* Task to carry out
Type out the complete listing below word for word, without its pictures.

* Provided data
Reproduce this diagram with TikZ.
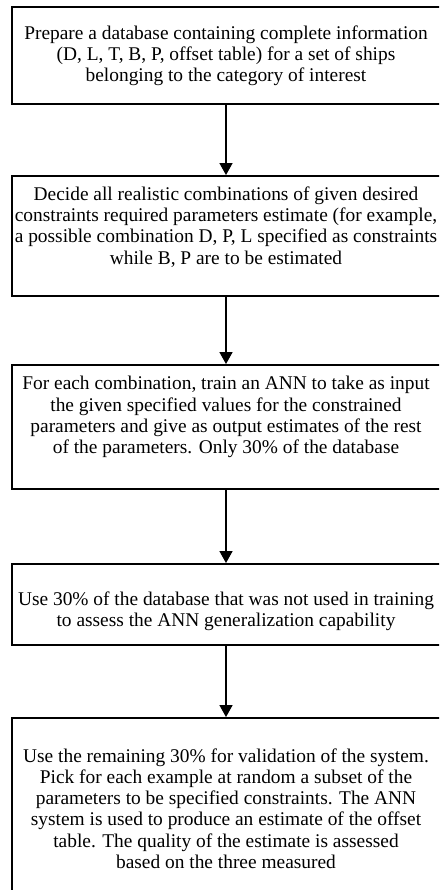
\documentclass[tikz,border=0pt]{standalone}
\usepackage{fontspec}
\setmainfont{Liberation Serif}
\usetikzlibrary{arrows.meta}

\tikzset{
  stepbox/.style={draw, line width=1.9pt, rectangle, minimum width=434pt, inner sep=0pt},
  steptext/.style={align=center, inner sep=0pt, font=\fontsize{19.4}{21.2}\selectfont},
  flow/.style={line width=1.5pt, -{Triangle[width=13pt,length=12pt]}}
}

\begin{document}
\begin{tikzpicture}[x=1pt, y=1pt]
  \useasboundingbox (0,0) rectangle (439,-890);
  \clip (0,0) rectangle (439,-890);

  % boxes (right and lower edges run past the page)
  \node[stepbox, minimum height=97pt]  (b1) at (229,-55.5) {};
  \node[stepbox, minimum height=120pt] (b2) at (229,-236) {};
  \node[stepbox, minimum height=124pt] (b3) at (229,-427) {};
  \node[stepbox, minimum height=81pt]  (b4) at (229,-604.5) {};
  \node[stepbox, minimum height=200pt] (b5) at (229,-818) {};

  % texts
  \node[steptext] (t1) at (226,-55.5) {Prepare a database containing complete information\\
    (D, L, T, B, P, offset table) for a set of ships\\
    belonging to the category of interest};
  \node[steptext] (t2) at (226,-227) {Decide all realistic combinations of given desired\\
    constraints required parameters estimate (for example,\\
    a possible combination D, P, L specified as constraints\\
    while B, P are to be estimated};
  \node[steptext] (t3) at (226,-417) {For each combination, train an ANN to take as input\\
    the given specified values for the constrained\\
    parameters and give as output estimates of the rest\\
    of the parameters. Only 30\% of the database};
  \node[steptext] (t4) at (226,-611) {Use 30\% of the database that was not used in training\\
    to assess the ANN generalization capability};
  \node[steptext] (t5) at (226,-808.5) {Use the remaining 30\% for validation of the system.\\
    Pick for each example at random a subset of the\\
    parameters to be specified constraints. The ANN\\
    system is used to produce an estimate of the offset\\
    table. The quality of the estimate is assessed\\
    based on the three measured};

  % connectors, on the axis of the texts
  \draw[flow] (t1 |- b1.south) -- (t1 |- b2.north);
  \draw[flow] (t2 |- b2.south) -- (t2 |- b3.north);
  \draw[flow] (t3 |- b3.south) -- (t3 |- b4.north);
  \draw[flow] (t4 |- b4.south) -- (t4 |- b5.north);
\end{tikzpicture}
\end{document}
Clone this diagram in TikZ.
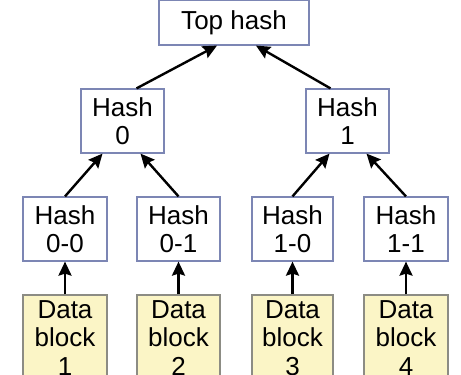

* Reply to the exercise
Reproduce this diagram with TikZ.
\documentclass[tikz,border=0pt]{standalone}
\usepackage{fontspec}
\setmainfont{Liberation Serif}
\usetikzlibrary{arrows.meta}

\tikzset{
  stepbox/.style={draw, line width=1.9pt, rectangle, minimum width=434pt, inner sep=0pt},
  steptext/.style={align=center, inner sep=0pt, font=\fontsize{19.4}{21.2}\selectfont},
  flow/.style={line width=1.5pt, -{Triangle[width=13pt,length=12pt]}}
}

\begin{document}
\begin{tikzpicture}[x=1pt, y=1pt]
  \useasboundingbox (0,0) rectangle (439,-890);
  \clip (0,0) rectangle (439,-890);

  % boxes (right and lower edges run past the page)
  \node[stepbox, minimum height=97pt]  (b1) at (229,-55.5) {};
  \node[stepbox, minimum height=120pt] (b2) at (229,-236) {};
  \node[stepbox, minimum height=124pt] (b3) at (229,-427) {};
  \node[stepbox, minimum height=81pt]  (b4) at (229,-604.5) {};
  \node[stepbox, minimum height=200pt] (b5) at (229,-818) {};

  % texts
  \node[steptext] (t1) at (226,-55.5) {Prepare a database containing complete information\\
    (D, L, T, B, P, offset table) for a set of ships\\
    belonging to the category of interest};
  \node[steptext] (t2) at (226,-227) {Decide all realistic combinations of given desired\\
    constraints required parameters estimate (for example,\\
    a possible combination D, P, L specified as constraints\\
    while B, P are to be estimated};
  \node[steptext] (t3) at (226,-417) {For each combination, train an ANN to take as input\\
    the given specified values for the constrained\\
    parameters and give as output estimates of the rest\\
    of the parameters. Only 30\% of the database};
  \node[steptext] (t4) at (226,-611) {Use 30\% of the database that was not used in training\\
    to assess the ANN generalization capability};
  \node[steptext] (t5) at (226,-808.5) {Use the remaining 30\% for validation of the system.\\
    Pick for each example at random a subset of the\\
    parameters to be specified constraints. The ANN\\
    system is used to produce an estimate of the offset\\
    table. The quality of the estimate is assessed\\
    based on the three measured};

  % connectors, on the axis of the texts
  \draw[flow] (t1 |- b1.south) -- (t1 |- b2.north);
  \draw[flow] (t2 |- b2.south) -- (t2 |- b3.north);
  \draw[flow] (t3 |- b3.south) -- (t3 |- b4.north);
  \draw[flow] (t4 |- b4.south) -- (t4 |- b5.north);
\end{tikzpicture}
\end{document}
Clone this diagram in TikZ.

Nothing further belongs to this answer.